Recursive Neural Networks (RNNs) are used to model and predict variables that evolve over time. Unlike standard neural networks, they have the ability to remember the context they are in. A traditional neural network assumes that all inputs (and outputs) are independent of each other, while RNNs perform the same task for each element of the sequence, and the output depends on previous calculations. Many practical problems, such as recognition and processing of text, speech, images, are solved more efficiently if they take into account previous states of variables. It is this dependence of the current state on previous states that recurrent networks attempt to reproduce. For this purpose, loops are introduced into their structure. Thus, certain parts of the network are repeated. In other words, RNNs contain feedback, that is, connections that provide output signals located in the downstream layers of the neural network to neurons located in the input layer or in the closer hidden layers. This makes it possible to perform more complex calculations than networks with only unidirectional information transfer.
The recursiveness of RNNs boils down to performing the same task for each element of the sequence. Intuition aside, one can think of an RNN as a being that has a memory storing information about past calculations.

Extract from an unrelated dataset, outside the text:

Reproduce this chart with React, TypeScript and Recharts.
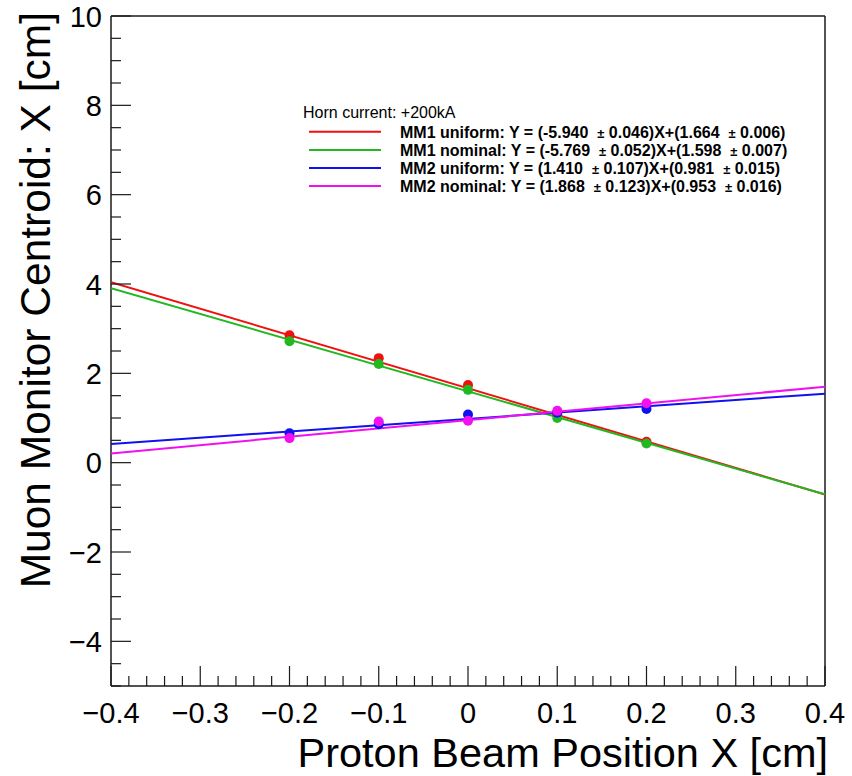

Figure 1. Hopfield neural network diagram
Source: Basic neural network models
The RNN concept is not new, the recursive architecture was already proposed in the 1980s by Hopfield (a schematic of its design is shown in Figure 1). The structure of a Hopfield network can be described as an arrangement of many identical elements connected to each other on a one-to-one basis. The introduction of feedback loops results in multiple excitation of neurons in a single cycle. Hopfield’s work contributed to the revival of neural networks research, which, after a period of tumultuous development in the 1950s and 1960s, was abruptly halted in the early 1970s. The aforementioned resurgence involved accelerated research and development of RNNs.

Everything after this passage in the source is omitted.